Dan White, President/McDonald's Division North America at The Coca-Cola Co. – and who thus leads one of Coke's largest internal divisions – discussed this topic at South by Southwest (SXSW) 2016.

"Right now, what we're doing in some of the countries around the world with Coke is having a thing called a 'master brand'," said White.

"This would mean that all Coke, Diet Coke, Coke Zero and Coke Life would fall under a 'master brand' of Coke, and then have a different colour denomination around that."

Such an idea was evidenced earlier this year as Coca-Cola unveiled its new "Taste the Feeling" campaign, replacing its long-running "Open Happiness" positioning, as it explicitly shifted towards promoting the Coke portfolio. (For more, read Warc's report: Understanding Coca-Cola's "One Brand" strategy.)
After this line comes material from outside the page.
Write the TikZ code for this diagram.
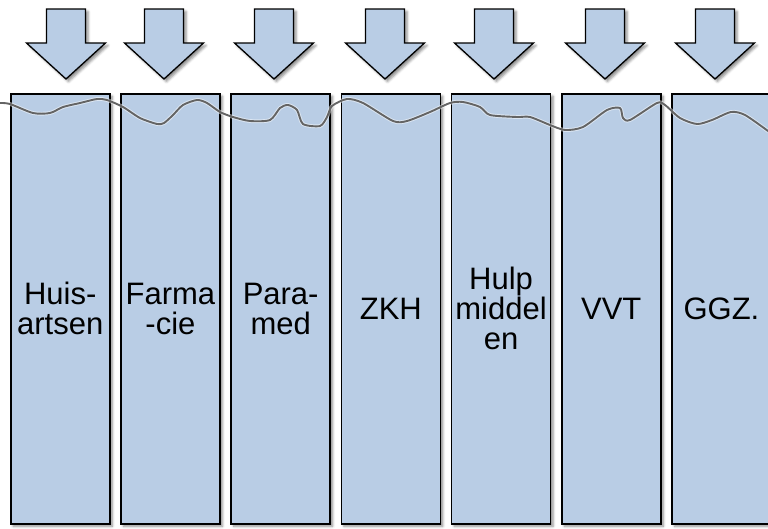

That approach, White continued, was "smart" because consumers want their favourite brands to provide choice while also being consistent and authentic.

"When the consumer looks at a Coke franchise – and a Coke brand that is enduring over time – consumers' wants and needs have changed," he reported.

"Today, it is less efficient to have that customisation by brand and spend. So we've got, say, Taylor Swift on Diet Coke and Conrad Sewell on Coke, and then we're parsing this idea of what consumers want and need inside of an environment that isn't real."

Adapting its attempts to engage consumers, White asserted, may require a similar shift in thinking and behaviour behind the scenes.

"There's a legacy system that has a bunch of brand managers with a bunch of marketing, and a bunch of direct marketing expenditures, and a bunch of line-item expenditures and a bunch of financial systems that are not set up to do that," White said.

"Our brands will say, 'The Diet Coke consumer is this. The Coke consumer is this.' Well the reality is: it just doesn't exist like that. It's a clean, neat way for us to get to media spend and org structures and execution in the marketplace.

"And my belief is that the customisation that we've done internally actually holds us back, because consumers are blurring those categories all the time."